_Directions_
Search the data below for the string "this". Extract every line that contains it.

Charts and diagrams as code
-- BEGIN --

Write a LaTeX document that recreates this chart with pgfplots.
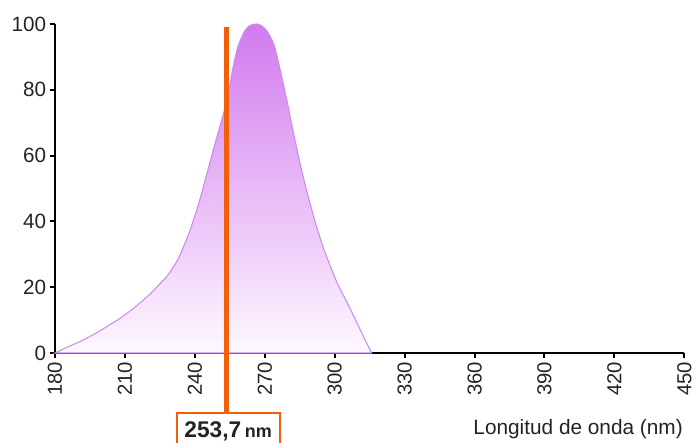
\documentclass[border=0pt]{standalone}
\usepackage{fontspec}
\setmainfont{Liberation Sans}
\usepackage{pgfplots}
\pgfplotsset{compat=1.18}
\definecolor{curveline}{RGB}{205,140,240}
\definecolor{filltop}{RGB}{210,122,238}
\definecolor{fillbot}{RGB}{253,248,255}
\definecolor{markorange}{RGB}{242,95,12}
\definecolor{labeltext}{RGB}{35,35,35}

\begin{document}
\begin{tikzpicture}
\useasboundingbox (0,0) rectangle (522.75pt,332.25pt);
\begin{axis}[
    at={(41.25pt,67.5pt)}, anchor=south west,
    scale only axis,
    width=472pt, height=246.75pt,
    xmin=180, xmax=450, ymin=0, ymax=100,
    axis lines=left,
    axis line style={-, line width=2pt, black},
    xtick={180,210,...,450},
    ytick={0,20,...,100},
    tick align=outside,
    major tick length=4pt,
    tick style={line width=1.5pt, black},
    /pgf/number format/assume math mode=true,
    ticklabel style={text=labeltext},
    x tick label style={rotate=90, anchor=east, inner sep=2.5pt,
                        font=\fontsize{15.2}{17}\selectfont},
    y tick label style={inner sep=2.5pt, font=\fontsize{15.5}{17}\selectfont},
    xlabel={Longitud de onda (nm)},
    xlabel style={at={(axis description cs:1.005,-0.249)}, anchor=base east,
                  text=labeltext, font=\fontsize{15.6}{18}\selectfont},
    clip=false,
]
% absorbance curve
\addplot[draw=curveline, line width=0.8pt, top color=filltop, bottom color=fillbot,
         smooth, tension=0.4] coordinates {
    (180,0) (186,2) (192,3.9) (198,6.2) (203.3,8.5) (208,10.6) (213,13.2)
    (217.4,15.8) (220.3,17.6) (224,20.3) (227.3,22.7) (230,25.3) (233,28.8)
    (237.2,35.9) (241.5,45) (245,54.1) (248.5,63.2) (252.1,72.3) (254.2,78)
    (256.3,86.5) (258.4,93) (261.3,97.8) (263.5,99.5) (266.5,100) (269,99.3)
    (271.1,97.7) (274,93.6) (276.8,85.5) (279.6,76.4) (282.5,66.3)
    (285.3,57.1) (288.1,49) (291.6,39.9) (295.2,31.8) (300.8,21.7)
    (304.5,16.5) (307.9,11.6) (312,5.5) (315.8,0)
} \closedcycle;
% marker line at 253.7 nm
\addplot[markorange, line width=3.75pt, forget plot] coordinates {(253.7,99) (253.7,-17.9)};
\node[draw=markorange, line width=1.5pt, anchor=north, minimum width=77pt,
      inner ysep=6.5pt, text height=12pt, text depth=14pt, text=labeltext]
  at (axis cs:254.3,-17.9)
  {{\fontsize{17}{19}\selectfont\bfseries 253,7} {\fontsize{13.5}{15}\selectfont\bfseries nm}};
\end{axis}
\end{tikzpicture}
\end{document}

-- END --
-- BEGIN --

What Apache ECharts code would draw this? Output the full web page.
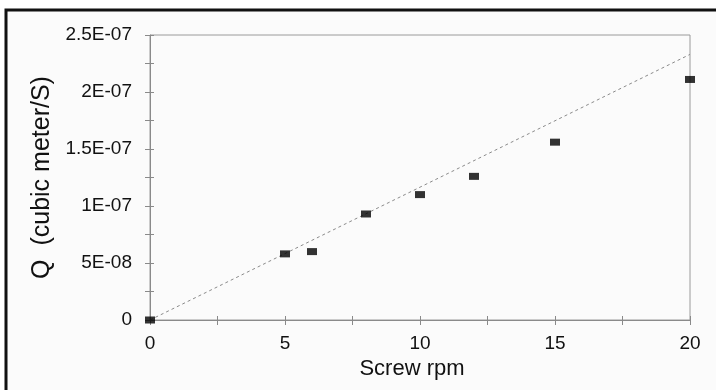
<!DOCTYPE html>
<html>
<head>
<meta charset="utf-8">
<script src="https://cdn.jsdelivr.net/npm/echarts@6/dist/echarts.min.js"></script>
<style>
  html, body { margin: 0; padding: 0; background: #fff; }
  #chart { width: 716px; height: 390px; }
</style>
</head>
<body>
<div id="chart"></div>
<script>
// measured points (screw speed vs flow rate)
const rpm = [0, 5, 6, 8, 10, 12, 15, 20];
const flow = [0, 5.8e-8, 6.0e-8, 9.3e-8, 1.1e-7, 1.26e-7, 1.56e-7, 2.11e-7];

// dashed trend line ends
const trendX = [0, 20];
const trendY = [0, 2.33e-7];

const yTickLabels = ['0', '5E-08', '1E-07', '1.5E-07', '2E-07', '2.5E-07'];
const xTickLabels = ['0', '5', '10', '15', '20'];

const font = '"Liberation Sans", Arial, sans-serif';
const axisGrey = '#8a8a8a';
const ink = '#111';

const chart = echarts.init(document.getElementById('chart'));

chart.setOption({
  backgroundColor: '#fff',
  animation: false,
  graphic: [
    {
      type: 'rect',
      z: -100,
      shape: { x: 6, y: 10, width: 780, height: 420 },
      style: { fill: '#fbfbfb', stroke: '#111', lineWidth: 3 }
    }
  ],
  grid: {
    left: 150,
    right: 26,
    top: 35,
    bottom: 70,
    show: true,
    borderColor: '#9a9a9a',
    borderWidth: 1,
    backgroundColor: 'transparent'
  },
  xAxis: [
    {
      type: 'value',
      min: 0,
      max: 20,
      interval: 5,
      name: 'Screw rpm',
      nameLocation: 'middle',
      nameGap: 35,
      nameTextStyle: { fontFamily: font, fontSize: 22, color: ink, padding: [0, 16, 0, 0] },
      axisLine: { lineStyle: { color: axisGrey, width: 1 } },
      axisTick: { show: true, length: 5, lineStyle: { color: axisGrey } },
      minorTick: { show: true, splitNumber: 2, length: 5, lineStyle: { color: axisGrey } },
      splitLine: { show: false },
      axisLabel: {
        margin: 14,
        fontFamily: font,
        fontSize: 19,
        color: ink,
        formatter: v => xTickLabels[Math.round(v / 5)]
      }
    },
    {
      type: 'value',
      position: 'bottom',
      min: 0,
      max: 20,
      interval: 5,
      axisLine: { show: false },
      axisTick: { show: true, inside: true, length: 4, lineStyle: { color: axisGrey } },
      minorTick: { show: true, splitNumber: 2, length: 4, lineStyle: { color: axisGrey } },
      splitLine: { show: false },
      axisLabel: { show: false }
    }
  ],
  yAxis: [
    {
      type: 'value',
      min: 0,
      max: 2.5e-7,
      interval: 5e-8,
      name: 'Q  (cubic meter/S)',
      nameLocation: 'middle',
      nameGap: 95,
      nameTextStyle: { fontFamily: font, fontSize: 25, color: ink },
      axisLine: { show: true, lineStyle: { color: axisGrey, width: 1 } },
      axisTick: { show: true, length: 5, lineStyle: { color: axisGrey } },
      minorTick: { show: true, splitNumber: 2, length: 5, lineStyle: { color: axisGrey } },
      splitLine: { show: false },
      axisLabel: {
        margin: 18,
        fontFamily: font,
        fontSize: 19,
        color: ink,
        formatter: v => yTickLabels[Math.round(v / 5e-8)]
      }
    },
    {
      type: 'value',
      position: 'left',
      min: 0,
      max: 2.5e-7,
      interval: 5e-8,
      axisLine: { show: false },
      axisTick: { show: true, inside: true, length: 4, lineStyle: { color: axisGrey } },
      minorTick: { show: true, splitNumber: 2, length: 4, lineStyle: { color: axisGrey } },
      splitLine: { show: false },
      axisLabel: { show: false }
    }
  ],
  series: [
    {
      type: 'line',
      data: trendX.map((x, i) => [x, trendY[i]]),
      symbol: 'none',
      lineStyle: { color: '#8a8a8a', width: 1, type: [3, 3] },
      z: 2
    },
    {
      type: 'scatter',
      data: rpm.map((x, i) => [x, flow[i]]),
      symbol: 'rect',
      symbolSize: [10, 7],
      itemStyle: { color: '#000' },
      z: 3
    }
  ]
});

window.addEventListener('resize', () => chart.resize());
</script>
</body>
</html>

-- END --

_Result_
Write a LaTeX document that recreates this chart with pgfplots.
What Apache ECharts code would draw this? Output the full web page.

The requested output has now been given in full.